Chère Marisol Touraine, êtes-vous au courant que votre ministère est censé s'occuper aussi du secteur psychiatrique ? Savez-vous que les moyens d'accueil de ce secteur sont minables et abominables ? Qu'aucune politique de santé mentale sérieuse n'est en œuvre dans ce pays ? Allez, un effort, 70 000 personnes en souffrance psychique, c'est peut être plus intéressant qu'interdire les vapoteuses dans les lieux publics, non ?

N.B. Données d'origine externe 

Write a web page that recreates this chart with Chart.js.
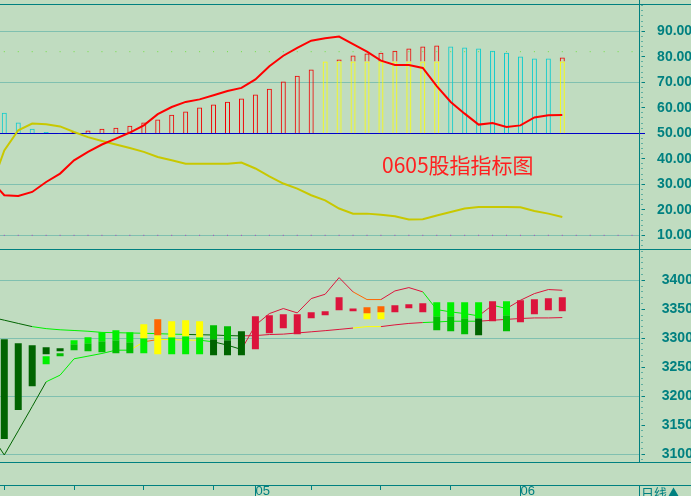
<!DOCTYPE html>
<html><head><meta charset="utf-8">
<script src="https://cdn.jsdelivr.net/npm/chart.js@4.4.1/dist/chart.umd.min.js"></script>
<style>
html,body{margin:0;padding:0;background:#C0DCC0;width:691px;height:496px;overflow:hidden;position:relative;}
canvas{position:absolute;left:0;}
.hl{position:absolute;left:0;width:691px;height:1px;background:#008080;}
.vl{position:absolute;left:639px;width:1px;background:#008080;}
#title{position:absolute;left:382px;top:154px;font:21px "Noto Sans CJK SC";color:#FF2020;white-space:nowrap;line-height:1;}
#period{position:absolute;left:641px;top:486px;font:13px "Noto Sans CJK SC";color:#008080;white-space:nowrap;line-height:1;}
</style></head>
<body>
<canvas id="cA" width="691" height="249" style="top:0"></canvas>
<canvas id="cB" width="691" height="212" style="top:250px"></canvas>
<canvas id="cC" width="691" height="34" style="top:462px"></canvas>
<div class="hl" style="top:4px"></div>
<div class="hl" style="top:249px"></div>
<div class="hl" style="top:462px"></div>
<div class="hl" style="top:485px"></div>
<div class="vl" style="top:0;height:462px"></div>
<div class="vl" style="top:485px;height:11px"></div>
<div id="title">0605股指指标图</div>
<div id="period">日线▲</div>
<script>
// ---------- DATA ----------
const barIdx  = [0,1,2,3,4,5,6,7,8,9,10,11,12,13,14,15,16,17,18,19,20,21,22,23,24,25,26,27,28,29,30,31,32,33,34,35,36,37,38,39,40];
const lineIdx = [-1].concat(barIdx);

// upper panel: oscillator bars (base 50) and two lines
const oscBars = [58.1,54.2,51.8,50.5,50.1,50.5,51.1,51.8,52.2,53.0,54.2,55.4,57.3,58.5,60.1,61.3,62.4,63.6,65.2,67.5,70.3,72.6,75.0,78.1,78.9,80.5,81.3,81.6,82.4,83.2,84.0,84.4,84.0,83.6,83.2,82.4,81.6,80.1,79.3,79.3,79.7];
const kLine = [31.9,25.7,25.4,27.0,30.9,34.2,39.4,42.7,45.6,47.9,50.3,53.1,57.5,60.3,62.3,63.3,64.9,66.6,67.8,71.1,76.3,80.4,83.5,86.3,87.3,87.9,85.0,82.0,78.5,76.8,76.8,75.6,68.5,62.3,57.7,53.4,54.0,52.5,53.1,56.2,57.1,57.2];
const dLine = [28.0,43.3,51.2,53.8,53.5,52.7,50.5,48.5,47.0,45.6,44.2,42.7,40.7,39.4,38.1,38.1,38.1,38.1,38.5,36.2,33.1,30.3,28.3,25.7,23.7,20.5,18.5,18.5,18.1,17.5,16.2,16.3,17.8,19.1,20.5,21.1,21.1,21.1,21.0,19.5,18.5,17.2];
const OSC_BASE = 50, OSC_CAP = 78.1;
const oscRefLevels = [82, 10];
const oscTickLabels = [10,20,30,40,50,60,70,80,90];
const oscGridLevels = [10,30,70,90];

// lower panel: price boxes (upper / lower parts) and two band lines
const upperBox = [[3126,3298],[3175.9,3291.4],[3217.2,3288],[3272.4,3284.5],[3277.6,3282.8],[3289.7,3296.6],[3291.4,3301.7],[3294.8,3310.3],[3296.6,3313.8],[3293.1,3310.3],[3300,3324.1],[3305.2,3332.8],[3301.7,3329.3],[3303.4,3331],[3301.7,3329.3],[3298.3,3322.4],[3296.6,3320.7],[3270.7,3312.1],[3281,3337.9],[3308.6,3339.7],[3317.2,3341.4],[3306.9,3341.4],[3334.5,3344.8],[3339.7,3346.6],[3348.3,3370.7],[3346.6,3351.2],[3343.1,3353.4],[3344.8,3355.2],[3344.8,3356.9],[3351.7,3358.6],[3344.8,3360.3],[3337.9,3362.1],[3337.9,3362.1],[3334.5,3362.1],[3334.5,3362.1],[3329.3,3363.8],[3339.7,3363.8],[3327.6,3365.5],[3341.4,3367.2],[3348.3,3369],[3346.6,3370.7]];
const upperState = "DDDDDBBBBBYOYYYGGDRRRRRRRROORRRBBBBRBRRRR";
const lowerBox = [null,null,null,[3255.2,3269],[3269,3274],[3279.3,3289.7],[3277.6,3291.4],[3275.9,3294.8],[3274.1,3296.6],[3274.1,3293.1],[3274.1,3300],[3272.4,3305.2],[3272.4,3301.7],[3272.4,3303.4],[3272.4,3301.7],[3270.7,3298.3],[3270.7,3296.6],null,null,null,null,null,null,null,null,null,[3332.8,3343.1],[3332.8,3344.8],null,null,null,[3313.8,3337.9],[3312.1,3337.9],[3306.9,3334.5],[3305.2,3334.5],null,[3312.1,3339.7],null,null,null,null];
const lowerState = "---BGGGGGGBYBBBDD---------YY---GGGD-G----";
const bandA = [3336.6,3331.1,3325.5,3320,3316.5,3314.5,3313.3,3312,3310,3309.5,3309,3308.5,3307.8,3307,3306.5,3306,3305.5,3304.5,3304,3304.5,3306.3,3307,3309,3311,3313,3315.2,3317.5,3320,3320,3323,3325.5,3327,3328,3329.3,3329.3,3329.3,3331,3332.5,3334,3335,3335,3335.6];
const bandAState = "DDDBBBBBBBBBBBDDDDRRRRRRRRYYRRRBBBBRRRRRRR";
const bandB = [3135,3098.3,3140,3182,3224.7,3236.2,3264.4,3269,3273.6,3279.3,3279.3,3293.7,3297.7,3297.7,3296.6,3296.6,3293.7,3288,3280.5,3322.4,3342.5,3351.2,3343.7,3368.4,3375.9,3404.6,3380,3366.7,3366.7,3381.6,3387.4,3380,3349.4,3345.4,3342.5,3338.5,3357,3351.2,3365.5,3377,3384,3382.8];
const bandBState = "DDDDBBBBBBYOYYYBDDRRRRRRRROORRRBBBBRBRRRRR";
const priceTickLabels = [3100,3150,3200,3250,3300,3350,3400];
const priceGridLevels = [3100,3200,3300,3400];

// date axis
const weekTicks = [0,5,10,15,18,22,27,32,37];
const monthTickIdx = [18,37];
const monthTickText = ['05','06'];

// ---------- STYLE ----------
const PAL = {D:'#006400', G:'#00BE00', B:'#00F000', Y:'#FFFF00', O:'#FF6600', R:'#DC143C'};
const TEAL = '#008080', GRID = '#80C0B0';
const XMIN = -0.308, XMAX = 45.534;
const A_MIN = 4.63, A_MAX = 100.3;
const B_MIN = 3086.2, B_MAX = 3452.3;
const AXIS_W = 51.5;
const labelFont = {family:'Liberation Sans', weight:'bold', size:14};

Chart.defaults.animation = false;

function xScale(){ return {type:'linear', min:XMIN, max:XMAX, display:false, offset:false, grid:{display:false, offset:false}}; }
function yScale(min, max, step, labelVals, gridVals, special, padding, fmt){
  const ticks = [];
  for (let v = Math.ceil(min/step)*step; v <= max; v += step) ticks.push(v);
  const isLabel = v => labelVals.includes(v);
  return {
    type:'linear', position:'right', min, max,
    afterBuildTicks: s => { s.ticks = ticks.map(v => ({value:v})); },
    afterFit: s => { s.width = AXIS_W; s.paddingTop = 0; s.paddingBottom = 0; },
    border:{display:false},
    grid:{
      display:true, drawTicks:true, tickLength:8, lineWidth:1, tickWidth:1,
      color: c => special && c.tick && c.tick.value === special.v ? special.color : (gridVals.includes(c.tick && c.tick.value) ? GRID : 'rgba(0,0,0,0)'),
      tickColor: c => special && c.tick && c.tick.value === special.v ? special.color : TEAL,
      tickBorderDash: c => (special && c.tick.value === special.v) ? [5,20] : (isLabel(c.tick.value) ? [3.5,20] : [1,20]),
      tickBorderDashOffset: c => (special && c.tick.value === special.v) ? 0 : (isLabel(c.tick.value) ? 22 : 19.5)
    },
    ticks:{autoSkip:false, padding, color:TEAL, font:labelFont,
      callback: v => isLabel(v) ? fmt(v) : ''}
  };
}
const baseOpts = (padTop, scales) => ({
  responsive:false, animation:false, events:[],
  layout:{padding:{top:padTop, left:0, right:0, bottom:0}},
  plugins:{legend:{display:false}, tooltip:{enabled:false}, title:{display:false}},
  scales
});

// ---------- UPPER PANEL ----------
const mainBars = [], mainCols = [], capBars = [];
oscBars.forEach((v, i) => {
  const prev = i > 0 ? oscBars[i-1] : Infinity;
  const x = barIdx[i];
  if (v <= prev) { mainBars.push({x, y:[OSC_BASE, v]}); mainCols.push('#10CCCC'); }
  else if (v < OSC_CAP) { mainBars.push({x, y:[OSC_BASE, v]}); mainCols.push('#F00000'); }
  else {
    mainBars.push({x, y:[OSC_BASE, OSC_CAP]}); mainCols.push('#FFFF00');
    if (v > OSC_CAP) capBars.push({x, y:[OSC_CAP, v]});
  }
});
const lineXY = arr => arr.map((y, i) => ({x: lineIdx[i], y}));
const refLine = (lvl, color, order) => ({
  type:'line', data:[{x:XMIN, y:lvl},{x:XMAX, y:lvl}], borderColor:color, borderWidth:1,
  borderDash:[1,12.95], borderDashOffset:10.15, pointRadius:0, order
});

new Chart(document.getElementById('cA'), {
  type:'bar',
  data:{datasets:[
    {type:'line', data:lineXY(kLine), borderColor:'#FF0000', borderWidth:2, pointRadius:0, tension:0, order:0},
    {type:'line', data:lineXY(dLine), borderColor:'#C8C800', borderWidth:2, pointRadius:0, tension:0, order:1},
    {type:'bar', data:mainBars, backgroundColor:'rgba(0,0,0,0)', borderColor:mainCols, borderWidth:1,
     borderSkipped:'start', barThickness:5, grouped:false, inflateAmount:0, order:3},
    {type:'bar', data:capBars, backgroundColor:'rgba(0,0,0,0)', borderColor:'#F00000', borderWidth:1,
     borderSkipped:'start', barThickness:5, grouped:false, inflateAmount:0, order:2},
    refLine(oscRefLevels[0], '#70E040', 4),
    refLine(oscRefLevels[1], '#B040C0', 5)
  ]},
  options: baseOpts(5, {
    x: xScale(),
    y: yScale(A_MIN, A_MAX, 2, oscTickLabels, oscGridLevels, {v:OSC_BASE, color:'#0000C8'}, 9.6, v => v.toFixed(2))
  })
});

// ---------- LOWER PANEL ----------
function boxSet(boxes, states, order){
  const data = [], cols = [];
  boxes.forEach((b, i) => { if (b) { data.push({x: barIdx[i], y: b}); cols.push(PAL[states[i]]); } });
  return {type:'bar', data, backgroundColor:cols, borderWidth:0, barThickness:7, grouped:false, inflateAmount:0, order};
}
const bandLine = (arr, states, order) => ({
  type:'line', data:lineXY(arr), borderWidth:1, pointRadius:0, tension:0, order,
  borderColor: PAL[states[0]],
  segment:{borderColor: c => PAL[states[c.p0DataIndex]]}
});
new Chart(document.getElementById('cB'), {
  type:'bar',
  data:{datasets:[
    boxSet(upperBox, upperState, 0),
    boxSet(lowerBox, lowerState, 1),
    bandLine(bandA, bandAState, 2),
    bandLine(bandB, bandBState, 3)
  ]},
  options: baseOpts(0, {
    x: xScale(),
    y: yScale(B_MIN, B_MAX, 10, priceTickLabels, priceGridLevels, null, 14.3, v => String(v))
  })
});

// ---------- DATE STRIP ----------
new Chart(document.getElementById('cC'), {
  type:'scatter',
  data:{datasets:[]},
  options:{
    responsive:false, animation:false, events:[],
    layout:{padding:{top:0, left:0, right:AXIS_W, bottom:0}},
    plugins:{legend:{display:false}, tooltip:{enabled:false}},
    scales:{
      x:{type:'linear', position:'bottom', min:XMIN, max:XMAX, offset:false,
        afterBuildTicks: s => { s.ticks = weekTicks.map(v => ({value:v})); },
        afterFit: s => { s.height = 11; s.paddingLeft = 0; s.paddingRight = 0; },
        border:{display:false},
        grid:{display:true, drawOnChartArea:false, drawTicks:true, tickLength:11, tickColor:TEAL, tickWidth:1,
          tickBorderDash: c => monthTickIdx.includes(c.tick.value) ? [] : [5,30]},
        ticks:{autoSkip:false, maxRotation:0, minRotation:0, align:'start', padding:-12, color:TEAL,
          font:{family:'Liberation Sans', size:13},
          callback: v => { const k = monthTickIdx.indexOf(v); return k >= 0 ? monthTickText[k] : ''; }}
      },
      y:{display:false}
    }
  }
});
</script>
</body></html>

P.S : Il faudrait aussi réfléchir aux 30% de personnes en prison qui sont des cas psychiatriques et devraient être soignées au lieu d'être enfermées. Ces gens sortent de prison encore plus fous qu'ils ne l'étaient en y entrant, et mériteraient d'être soignés. Même s'ils ont commis des délits ou des crimes, ce sont des malades, madame la Ministre. Parlez-en à votre collègue Garde des sceaux, ensemble vous pourriez réfléchir à une politique "de gauche" à ce sujet ? En dernier lieu, touchez un mot à pépère du phénomène de la "société de l'instant et du fait divers", des dangers sociaux du manque de projet politique, de la démocratie citoyenne et participative en carence et de la responsabilité politique quand un pays se met à aller massivement mal, psychologiquement parlant.